Back in September a group of us discussed the possibility of spending new year away from home by renting out a house. The search was on to find somewhere suitable. Finding expensive houses was straight forward, but you needed to be cash rich. I did suggest a B&B in Hope, Derbyshire which I has used on many occasions when I was working in nearby Sheffield, the landlady was amenable to letting us take her whole house but the idea slowly died. We ended up seeing the new year in at one of the group's house, but earlier that day had purchased the Indie only to find this photo (and in the Telegraph) reporting the heavy snow falls in the area. This bungalow was in Hope and whilst may have been in an extremely exposed location would have made the walks we hoped we would have taken with kids and dogs challenging to say the least. My plan was to walk up Win Hill which looks down over the town, somehow I dont think we would have even started out.
The pass over to Manchester through the Winnats which goes through Hope then Castleton had been closed as did the Snape Pass next one northwards, and so too the Woodhead Pass further to the north although reopened on new years eve. Now that would have made for an interesting start to the new year.
The photo below was taken before Christmas Day and since then the area has had two further appreciable falls of snow. The 'taller' peak in the centre is Lose Hill and the double cone just to it left but the other side of Edale is Win Hill. Hope lies at the bottom of the other side of Lose Hill, and from the garden of where we would have stayed there is a footpath that leads all the way to the top.

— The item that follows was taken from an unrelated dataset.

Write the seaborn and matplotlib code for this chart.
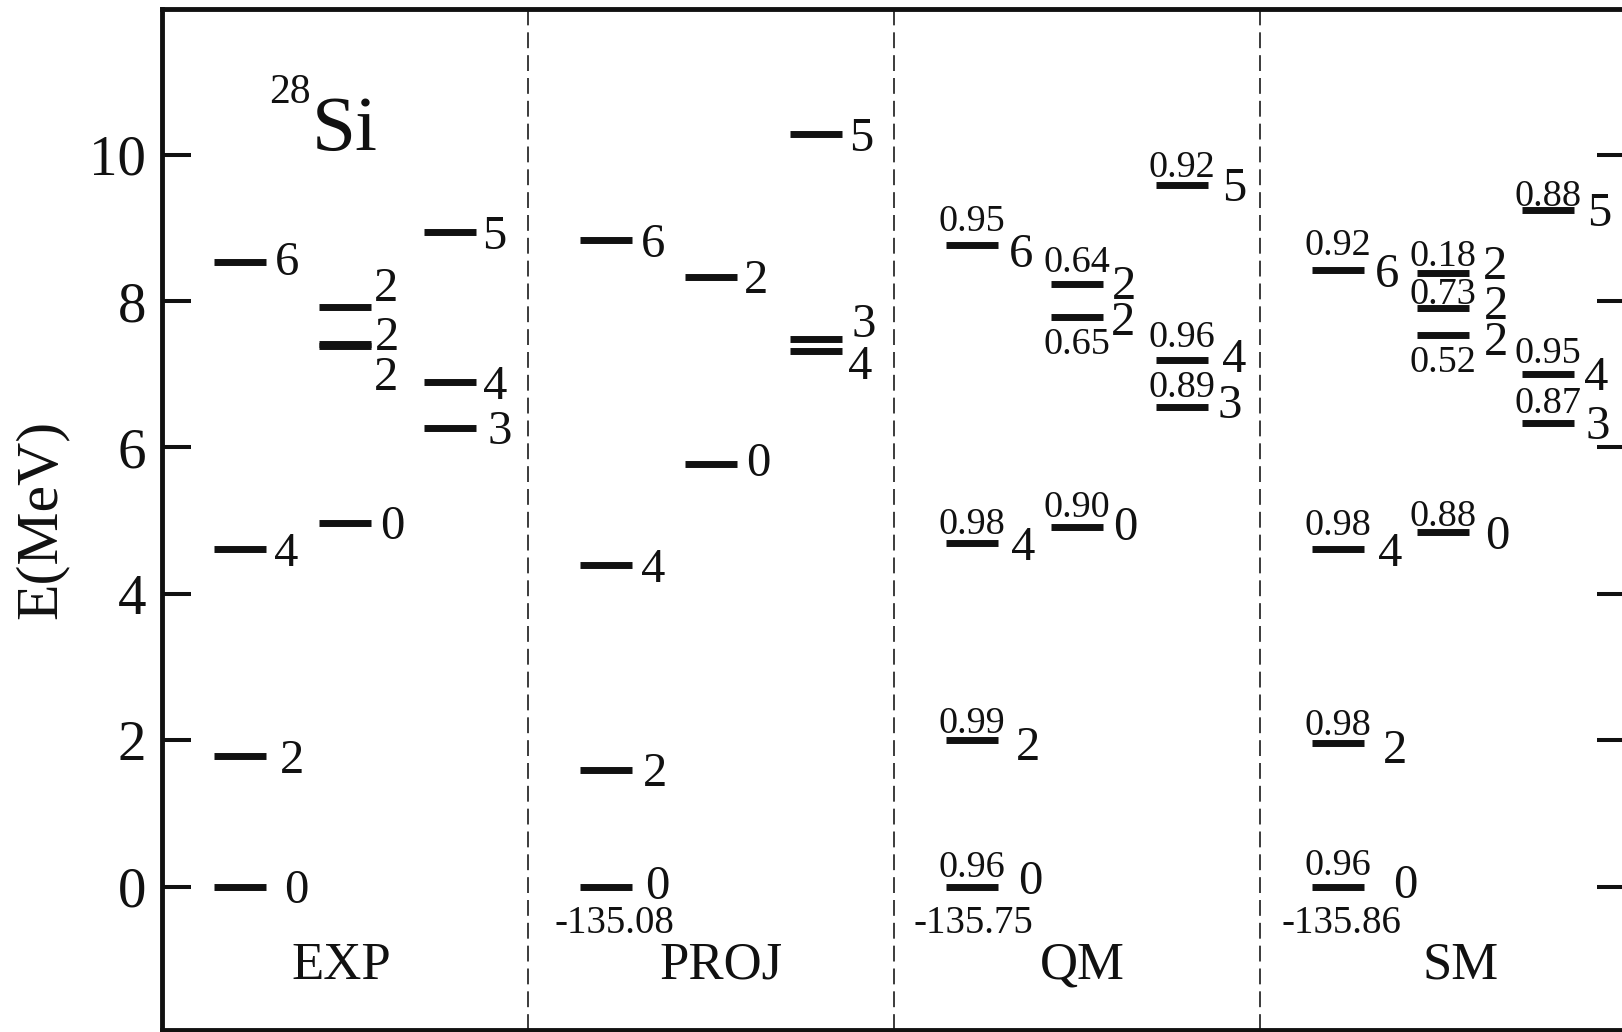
import matplotlib
matplotlib.use("Agg")
import matplotlib.pyplot as plt
import seaborn as sns
import pandas as pd

# ---------------- data ----------------
panels = ["EXP", "PROJ", "QM", "SM"]

exp_energy = [0.00, 1.78, 4.61, 8.53, 4.97, 7.38, 7.42, 7.92, 6.27, 6.89, 8.94]
exp_spin = [0, 2, 4, 6, 0, 2, 2, 2, 3, 4, 5]
exp_column = [0, 0, 0, 0, 1, 1, 1, 1, 2, 2, 2]

proj_energy = [0.00, 1.60, 4.39, 8.83, 5.78, 8.33, 7.32, 7.48, 10.28]
proj_spin = [0, 2, 4, 6, 0, 2, 4, 3, 5]
proj_column = [0, 0, 0, 0, 1, 1, 2, 2, 2]

qm_energy = [0.00, 2.00, 4.69, 8.76, 4.92, 7.78, 8.23, 6.55, 7.19, 9.59]
qm_spin = [0, 2, 4, 6, 0, 2, 2, 3, 4, 5]
qm_column = [0, 0, 0, 0, 1, 1, 1, 2, 2, 2]
qm_overlap = [0.96, 0.99, 0.98, 0.95, 0.90, 0.65, 0.64, 0.89, 0.96, 0.92]

sm_energy = [0.00, 1.97, 4.61, 8.42, 4.84, 7.54, 7.91, 8.39, 6.34, 7.01, 9.25]
sm_spin = [0, 2, 4, 6, 0, 2, 2, 2, 3, 4, 5]
sm_column = [0, 0, 0, 0, 1, 1, 1, 1, 2, 2, 2]
sm_overlap = [0.96, 0.98, 0.98, 0.92, 0.88, 0.52, 0.73, 0.18, 0.87, 0.95, 0.88]

ground_panels = ["PROJ", "QM", "SM"]
ground_energy = ["-135.08", "-135.75", "-135.86"]

y_ticks = [0, 2, 4, 6, 8, 10]
y_label = "E(MeV)"
nucleus_mass = "28"
nucleus_symbol = "Si"

# ---------------- layout (label placement only) ----------------
# spin-label vertical shift (MeV) and horizontal gap (px) after the bar end
exp_label_dy = [0, 0, 0, 0.05, 0, -0.37, 0.14, 0.30, 0, 0, 0]
exp_label_gap = [18, 14, 8, 9, 9, 3, 4, 3, 12, 7, 6]
proj_label_dy = [0.06, 0, 0, 0, 0.05, 0, -0.16, 0.26, 0]
proj_label_gap = [13, 11, 9, 9, 9, 7, 6, 10, 7]
qm_label_dy = [0.13, -0.04, 0, -0.07, 0.04, -0.02, 0.02, 0.08, 0.07, 0]
qm_label_gap = [20, 18, 13, 11, 10, 8, 9, 10, 14, 14]
sm_label_dy = [0.07, -0.05, 0, 0, 0, -0.05, 0.07, 0.14, 0, 0, 0]
sm_label_gap = [29, 19, 14, 11, 16, 15, 15, 14, 12, 10, 13]
# overlap-number baseline offset from bar (px, negative = below the bar)
qm_amp_dy = [10, 7, 9, 14, 10, -37, 12, 10, 13, 8]
sm_amp_dy = [12, 8, 14, 15, 6, -37, 4, 7, 10, 11, 4]

col_start = [0.144, 0.431, 0.717]
bar_width = 0.142
panel_label_x = [0.4915, 1.529, 2.515, 3.548]
ground_dx = [8, 1, 3]

# ---------------- build table ----------------
def frame(name, energy, spin, column, overlap=None, dy=None, gap=None, amp_dy=None):
    d = pd.DataFrame({"panel": name, "energy": energy, "spin": spin, "column": column,
                      "label_dy": dy, "label_gap": gap})
    d["overlap"] = overlap if overlap is not None else float("nan")
    d["amp_dy"] = amp_dy if amp_dy is not None else 0
    return d

levels = pd.concat([
    frame("EXP", exp_energy, exp_spin, exp_column, None, exp_label_dy, exp_label_gap),
    frame("PROJ", proj_energy, proj_spin, proj_column, None, proj_label_dy, proj_label_gap),
    frame("QM", qm_energy, qm_spin, qm_column, qm_overlap, qm_label_dy, qm_label_gap, qm_amp_dy),
    frame("SM", sm_energy, sm_spin, sm_column, sm_overlap, sm_label_dy, sm_label_gap, sm_amp_dy),
], ignore_index=True)
levels["x0"] = levels["panel"].map(panels.index) + levels["column"].map(lambda c: col_start[c])
levels["x1"] = levels["x0"] + bar_width
levels["xc"] = (levels["x0"] + levels["x1"]) / 2

# ---------------- style ----------------
sns.set_theme(style="white")
plt.rcParams["font.family"] = ["Liberation Serif", "DejaVu Serif"]
plt.rcParams["axes.linewidth"] = 3.5

W, H = 1622, 1032
fig = plt.figure(figsize=(W / 100, H / 100), dpi=100)
top_px, bot_px, left_px, panel_px = 9.0, 1030.2, 161.5, 366
ax = fig.add_axes([left_px / W, (H - bot_px) / H, 4 * panel_px / W, (bot_px - top_px) / H])
ax.set_xlim(0, 4)
ax.set_ylim(-1.96, 11.99)

for s in ax.spines.values():
    s.set_color("#111111")
    s.set_linewidth(3.5)

# separators
for xv in [1, 2, 3]:
    ax.axvline(xv, color="#1a1a1a", lw=1.2, dashes=(9.5, 4.2))

# levels
ax.hlines(levels["energy"], levels["x0"], levels["x1"], colors="#111111", lw=5.0,
          capstyle="butt")

spin_fs = 35
half_digit = spin_fs * 100 / 72 * 0.676 / 2
for _, r in levels.iterrows():
    ax.annotate(str(r["spin"]), xy=(r["x1"], r["energy"] + r["label_dy"]),
                xytext=(r["label_gap"], -half_digit), textcoords="offset pixels",
                ha="left", va="baseline", fontsize=spin_fs, color="#111111")
    if pd.notna(r["overlap"]):
        ax.annotate(f"{r['overlap']:.2f}", xy=(r["xc"], r["energy"]),
                    xytext=(0, r["amp_dy"]), textcoords="offset pixels",
                    ha="center", va="baseline", fontsize=27.5, color="#111111")

# ground-state absolute energies
for p, txt, dx in zip(ground_panels, ground_energy, ground_dx):
    g = levels[(levels["panel"] == p) & (levels["energy"] == 0)].iloc[0]
    ax.annotate(txt, xy=(g["xc"], 0), xytext=(dx, -46), textcoords="offset pixels",
                ha="center", va="baseline", fontsize=28, color="#111111")

# panel names
for name, xl in zip(panels, panel_label_x):
    ax.text(xl, -1.26, name, ha="center", va="baseline", fontsize=38, color="#111111")

# nucleus label
ax.text(0.410, 10.06, nucleus_symbol, ha="left", va="baseline", fontsize=57, color="#111111")
ax.text(0.407, 10.70, nucleus_mass, ha="right", va="baseline", fontsize=30, color="#111111")

# axes ticks
ax.set_xticks([])
ax.set_yticks(y_ticks)
ax.set_yticklabels([str(t) for t in y_ticks])
ax.tick_params(axis="y", which="both", direction="in", length=21, width=2.9,
               left=True, right=True, labelsize=41, pad=11, colors="#111111")
ax.set_ylabel(y_label, fontsize=43, labelpad=15, color="#111111")

fig.savefig("out.png", dpi=100)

Lose Hill gets its name from the Battle of Win Hill and Lose Hill in 626. Prince Cwichelm and his father, King Cynegils of Wessex, possibly with the aid of King Penda of Mercia, gathered their forces on neighbouring Lose Hill and marched on the Northumbrians based on Win Hill. Despite their superior numbers, Wessex was defeated by the Northumbrians building a wall and rolling boulders down upon them.